Par ailleurs, le fait qu’« Auschwitz » soit devenu le « lieu commun du monde occidental » atteste de ce que l’Occident n’est toujours pas revenu d’un ethnocentrisme invétéré. Et j’y vois, pour ma part, moins un pansement sur une blessure toujours béante que l’expression convoitée et combattue d’un judéocentrisme négatif. Comme si l’élimination de près de la moitié du peuple de l’Alliance pouvait valoir de rappel à un ordre éthique par ailleurs constamment récusé, si l’on en juge, justement, par l’histoire de la judéophobie occidentale. Aussi, ce n’est pas le moindre des paradoxes de l’extermination d’induire pour effet de discours la vaine tentative de recomposer du lien humain à partir du motif que l’Occident a tendanciellement cherché à gauchir, à escamoter jusqu’au point de chercher à l’éradiquer de manière systématique. N’oublions pas que, dans l’Europe des années 1939 à 1945, la chasse aux Juifs fait partie de la culture ambiante. Et voici que la Shoah sanctionne le terme de ce processus de néantisation symbolique par le passage à l’acte massif, « pur » et « simple ». Ceci, on l’oublie trop souvent, résulte d’une concaténation de mécanismes à soubassements éthiques : éthique du racisme doctrinaire ou de la lâcheté ordinaire. L’épreuve de la banalité du mal demeure à cet égard emblématique de « ce que peut l’homme » et la tardive célébration des « Justes » retentit comme un terrible réquisitoire à l’égard du plus grand nombre, complices zélés ou panurges d’une majorité silencieuse. Alors, prendre au sérieux la conjonction du politique et de l’éthique après la Shoah — que je définirai pour ma part comme le pôle névralgique de toute hétéronomie humaine qui ne s’est pas pliée au mythe aryen —, c’est se placer dans l’obligation de comprendre la double illusion que constitue la « croyance » en la pureté du politique, mais aussi en la pertinence des sciences sociales. Après « Auschwitz », beaucoup ont douté de Dieu, souvent renié leur foi ; mais que n’a-t-on d’abord douté du pouvoir de discernement et de la capacité prédictive des sciences sociales ?
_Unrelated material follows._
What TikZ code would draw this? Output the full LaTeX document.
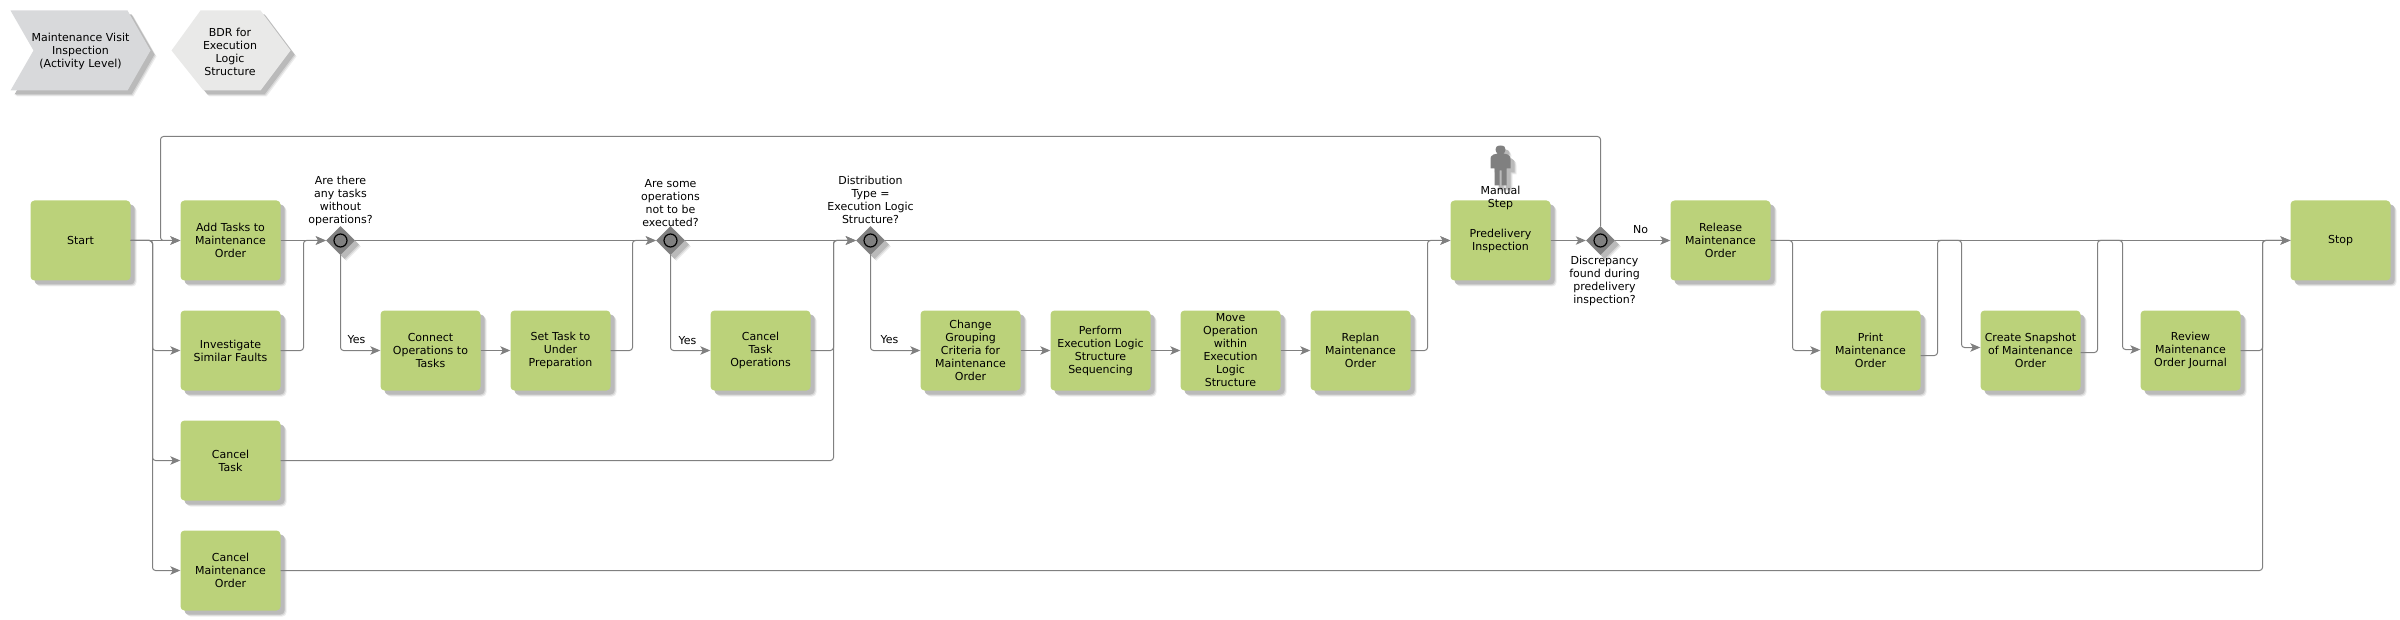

La définition du politique après « Auschwitz » ne peut donc pas s’accommoder de cette méconnaissance, et elle peut encore moins s’aboucher à la minimisation du « passé ». La Shoah, appréhendée dans toute son extension historique et métahistorique, nous interdit d’envisager le sujet du politique à partir du postulat de l’humanisme ou de la philosophie classiques. Elle nous interdit aussi la confortable régression vers la prétendue recherche d’une autorité politique fondée sur la « prévention du risque ». Une telle prévention n’existe pas, et ne saurait exister complètement, à l’échelle collective. Par contre, nous savons aujourd’hui que la peur de la peur est le meilleur antidote contre les libertés. La planétarisation de l’idéologie sécuritaire serait-elle l’indice manipulateur d’une planétarisation de cette peur de la barbarie et, subrepticement, le signe avant-coureur d’une barbarie fondée sur l’anesthésie des consciences ? L’usage policier de cette prévention alternerait avec ses usages cathartiques (lesdites « politiques de la mémoire ») pour ériger en mythe collectif les retombées symboliques du mythe nazi. Mais nous, pour qui la Shoah n’est le signe d’aucune altération de la barbarie, nous sommes trop attentifs au spectre de ce qu’Antelme appelle « la face cachée de l’homme » pour placer encore notre confiance dans la politique. Sous toutes les latitudes, la politique nous a montré son mépris de l’humain, et ce n’est pas la rhétorique consumériste qui nous fera douter de ses puissances de réification…

Le phénomène nazi nous a installés dans un monde surfait. Son oeuvre : la Shoah — dont nous ne mesurons pas encore la portée transgénérationnelle — devrait donner la mesure d’une éthique réinventée. Une éthique ayant congédié dieux et maîtres, soucieuse d’arraisonner, c’est-à-dire de mettre à la raison, tout exercice du politique à l’aune d’une vigilance libertaire. Une éthique, en somme, inclinant de tout son poids vers la société civile, qui en émanerait en tant qu’expression contemporaine de la fonction critique.